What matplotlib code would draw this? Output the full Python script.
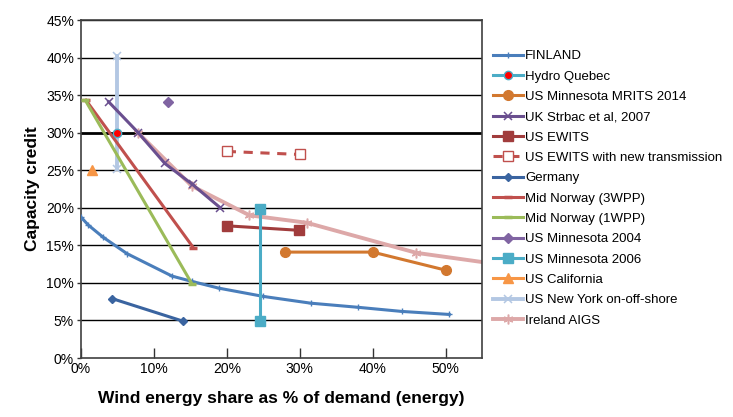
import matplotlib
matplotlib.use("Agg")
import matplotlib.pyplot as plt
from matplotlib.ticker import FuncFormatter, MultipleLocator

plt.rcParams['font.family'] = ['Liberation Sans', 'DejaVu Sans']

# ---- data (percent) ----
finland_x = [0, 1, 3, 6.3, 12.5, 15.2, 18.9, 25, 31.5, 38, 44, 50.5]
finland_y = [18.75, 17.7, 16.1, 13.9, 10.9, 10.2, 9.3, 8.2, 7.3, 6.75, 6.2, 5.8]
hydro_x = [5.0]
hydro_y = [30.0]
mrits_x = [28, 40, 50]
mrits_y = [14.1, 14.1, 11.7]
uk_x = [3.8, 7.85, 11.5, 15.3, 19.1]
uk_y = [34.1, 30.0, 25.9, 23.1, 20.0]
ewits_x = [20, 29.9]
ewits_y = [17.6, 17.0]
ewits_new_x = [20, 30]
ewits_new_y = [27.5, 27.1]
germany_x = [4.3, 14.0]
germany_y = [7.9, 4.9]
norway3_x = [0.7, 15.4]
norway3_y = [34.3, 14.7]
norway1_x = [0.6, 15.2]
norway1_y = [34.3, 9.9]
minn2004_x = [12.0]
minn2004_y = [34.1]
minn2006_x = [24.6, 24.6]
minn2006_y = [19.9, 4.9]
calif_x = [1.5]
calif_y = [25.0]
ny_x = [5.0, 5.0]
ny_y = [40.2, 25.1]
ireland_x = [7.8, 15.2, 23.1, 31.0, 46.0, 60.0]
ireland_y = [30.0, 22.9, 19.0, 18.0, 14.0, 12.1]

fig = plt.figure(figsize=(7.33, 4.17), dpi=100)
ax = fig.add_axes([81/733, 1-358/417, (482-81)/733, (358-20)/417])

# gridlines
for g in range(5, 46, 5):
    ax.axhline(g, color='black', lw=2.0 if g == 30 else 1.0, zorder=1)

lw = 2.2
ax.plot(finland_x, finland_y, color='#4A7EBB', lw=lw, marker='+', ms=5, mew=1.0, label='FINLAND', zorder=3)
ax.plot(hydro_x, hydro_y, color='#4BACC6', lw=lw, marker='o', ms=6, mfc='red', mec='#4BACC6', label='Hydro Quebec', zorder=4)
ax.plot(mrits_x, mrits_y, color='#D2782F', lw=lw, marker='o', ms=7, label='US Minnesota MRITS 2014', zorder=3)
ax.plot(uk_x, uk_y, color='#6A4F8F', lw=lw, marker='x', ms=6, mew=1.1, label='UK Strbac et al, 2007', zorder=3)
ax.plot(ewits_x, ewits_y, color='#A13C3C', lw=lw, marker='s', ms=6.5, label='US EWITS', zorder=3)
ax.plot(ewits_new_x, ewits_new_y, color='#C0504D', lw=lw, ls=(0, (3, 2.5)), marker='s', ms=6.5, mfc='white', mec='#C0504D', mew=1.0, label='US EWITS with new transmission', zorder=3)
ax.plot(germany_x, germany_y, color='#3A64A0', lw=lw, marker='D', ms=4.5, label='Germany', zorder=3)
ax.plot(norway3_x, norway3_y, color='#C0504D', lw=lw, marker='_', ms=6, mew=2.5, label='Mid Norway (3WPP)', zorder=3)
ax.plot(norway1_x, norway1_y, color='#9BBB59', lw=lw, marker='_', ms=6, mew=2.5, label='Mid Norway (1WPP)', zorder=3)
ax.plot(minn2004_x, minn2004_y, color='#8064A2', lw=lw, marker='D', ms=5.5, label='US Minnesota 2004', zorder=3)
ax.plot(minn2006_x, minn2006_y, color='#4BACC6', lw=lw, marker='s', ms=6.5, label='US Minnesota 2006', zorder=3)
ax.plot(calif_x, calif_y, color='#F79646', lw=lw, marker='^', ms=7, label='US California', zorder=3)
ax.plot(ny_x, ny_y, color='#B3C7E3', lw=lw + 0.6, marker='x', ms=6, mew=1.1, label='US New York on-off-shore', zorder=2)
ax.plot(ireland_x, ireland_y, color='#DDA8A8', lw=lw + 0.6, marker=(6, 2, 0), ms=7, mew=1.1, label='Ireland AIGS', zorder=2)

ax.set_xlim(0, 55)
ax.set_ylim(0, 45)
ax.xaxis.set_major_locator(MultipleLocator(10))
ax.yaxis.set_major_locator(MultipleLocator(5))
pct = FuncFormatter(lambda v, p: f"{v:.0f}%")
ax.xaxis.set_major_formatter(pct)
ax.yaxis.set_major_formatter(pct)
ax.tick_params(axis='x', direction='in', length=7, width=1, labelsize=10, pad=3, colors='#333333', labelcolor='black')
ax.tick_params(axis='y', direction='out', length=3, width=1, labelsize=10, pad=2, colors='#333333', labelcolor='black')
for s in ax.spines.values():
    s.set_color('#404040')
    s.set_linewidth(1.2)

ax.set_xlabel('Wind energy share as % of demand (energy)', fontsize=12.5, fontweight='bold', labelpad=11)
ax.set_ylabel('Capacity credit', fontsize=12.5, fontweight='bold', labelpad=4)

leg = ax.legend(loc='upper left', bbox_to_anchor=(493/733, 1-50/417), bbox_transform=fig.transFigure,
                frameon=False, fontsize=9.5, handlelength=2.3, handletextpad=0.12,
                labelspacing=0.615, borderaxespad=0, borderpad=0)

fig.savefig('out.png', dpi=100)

(TASK DIRECTIONS): Reproduce each line word for word and drop the pictures.

(TASK ANSWER):
What matplotlib code would draw this? Output the full Python script.
import matplotlib
matplotlib.use("Agg")
import matplotlib.pyplot as plt
from matplotlib.ticker import FuncFormatter, MultipleLocator

plt.rcParams['font.family'] = ['Liberation Sans', 'DejaVu Sans']

# ---- data (percent) ----
finland_x = [0, 1, 3, 6.3, 12.5, 15.2, 18.9, 25, 31.5, 38, 44, 50.5]
finland_y = [18.75, 17.7, 16.1, 13.9, 10.9, 10.2, 9.3, 8.2, 7.3, 6.75, 6.2, 5.8]
hydro_x = [5.0]
hydro_y = [30.0]
mrits_x = [28, 40, 50]
mrits_y = [14.1, 14.1, 11.7]
uk_x = [3.8, 7.85, 11.5, 15.3, 19.1]
uk_y = [34.1, 30.0, 25.9, 23.1, 20.0]
ewits_x = [20, 29.9]
ewits_y = [17.6, 17.0]
ewits_new_x = [20, 30]
ewits_new_y = [27.5, 27.1]
germany_x = [4.3, 14.0]
germany_y = [7.9, 4.9]
norway3_x = [0.7, 15.4]
norway3_y = [34.3, 14.7]
norway1_x = [0.6, 15.2]
norway1_y = [34.3, 9.9]
minn2004_x = [12.0]
minn2004_y = [34.1]
minn2006_x = [24.6, 24.6]
minn2006_y = [19.9, 4.9]
calif_x = [1.5]
calif_y = [25.0]
ny_x = [5.0, 5.0]
ny_y = [40.2, 25.1]
ireland_x = [7.8, 15.2, 23.1, 31.0, 46.0, 60.0]
ireland_y = [30.0, 22.9, 19.0, 18.0, 14.0, 12.1]

fig = plt.figure(figsize=(7.33, 4.17), dpi=100)
ax = fig.add_axes([81/733, 1-358/417, (482-81)/733, (358-20)/417])

# gridlines
for g in range(5, 46, 5):
    ax.axhline(g, color='black', lw=2.0 if g == 30 else 1.0, zorder=1)

lw = 2.2
ax.plot(finland_x, finland_y, color='#4A7EBB', lw=lw, marker='+', ms=5, mew=1.0, label='FINLAND', zorder=3)
ax.plot(hydro_x, hydro_y, color='#4BACC6', lw=lw, marker='o', ms=6, mfc='red', mec='#4BACC6', label='Hydro Quebec', zorder=4)
ax.plot(mrits_x, mrits_y, color='#D2782F', lw=lw, marker='o', ms=7, label='US Minnesota MRITS 2014', zorder=3)
ax.plot(uk_x, uk_y, color='#6A4F8F', lw=lw, marker='x', ms=6, mew=1.1, label='UK Strbac et al, 2007', zorder=3)
ax.plot(ewits_x, ewits_y, color='#A13C3C', lw=lw, marker='s', ms=6.5, label='US EWITS', zorder=3)
ax.plot(ewits_new_x, ewits_new_y, color='#C0504D', lw=lw, ls=(0, (3, 2.5)), marker='s', ms=6.5, mfc='white', mec='#C0504D', mew=1.0, label='US EWITS with new transmission', zorder=3)
ax.plot(germany_x, germany_y, color='#3A64A0', lw=lw, marker='D', ms=4.5, label='Germany', zorder=3)
ax.plot(norway3_x, norway3_y, color='#C0504D', lw=lw, marker='_', ms=6, mew=2.5, label='Mid Norway (3WPP)', zorder=3)
ax.plot(norway1_x, norway1_y, color='#9BBB59', lw=lw, marker='_', ms=6, mew=2.5, label='Mid Norway (1WPP)', zorder=3)
ax.plot(minn2004_x, minn2004_y, color='#8064A2', lw=lw, marker='D', ms=5.5, label='US Minnesota 2004', zorder=3)
ax.plot(minn2006_x, minn2006_y, color='#4BACC6', lw=lw, marker='s', ms=6.5, label='US Minnesota 2006', zorder=3)
ax.plot(calif_x, calif_y, color='#F79646', lw=lw, marker='^', ms=7, label='US California', zorder=3)
ax.plot(ny_x, ny_y, color='#B3C7E3', lw=lw + 0.6, marker='x', ms=6, mew=1.1, label='US New York on-off-shore', zorder=2)
ax.plot(ireland_x, ireland_y, color='#DDA8A8', lw=lw + 0.6, marker=(6, 2, 0), ms=7, mew=1.1, label='Ireland AIGS', zorder=2)

ax.set_xlim(0, 55)
ax.set_ylim(0, 45)
ax.xaxis.set_major_locator(MultipleLocator(10))
ax.yaxis.set_major_locator(MultipleLocator(5))
pct = FuncFormatter(lambda v, p: f"{v:.0f}%")
ax.xaxis.set_major_formatter(pct)
ax.yaxis.set_major_formatter(pct)
ax.tick_params(axis='x', direction='in', length=7, width=1, labelsize=10, pad=3, colors='#333333', labelcolor='black')
ax.tick_params(axis='y', direction='out', length=3, width=1, labelsize=10, pad=2, colors='#333333', labelcolor='black')
for s in ax.spines.values():
    s.set_color('#404040')
    s.set_linewidth(1.2)

ax.set_xlabel('Wind energy share as % of demand (energy)', fontsize=12.5, fontweight='bold', labelpad=11)
ax.set_ylabel('Capacity credit', fontsize=12.5, fontweight='bold', labelpad=4)

leg = ax.legend(loc='upper left', bbox_to_anchor=(493/733, 1-50/417), bbox_transform=fig.transFigure,
                frameon=False, fontsize=9.5, handlelength=2.3, handletextpad=0.12,
                labelspacing=0.615, borderaxespad=0, borderpad=0)

fig.savefig('out.png', dpi=100)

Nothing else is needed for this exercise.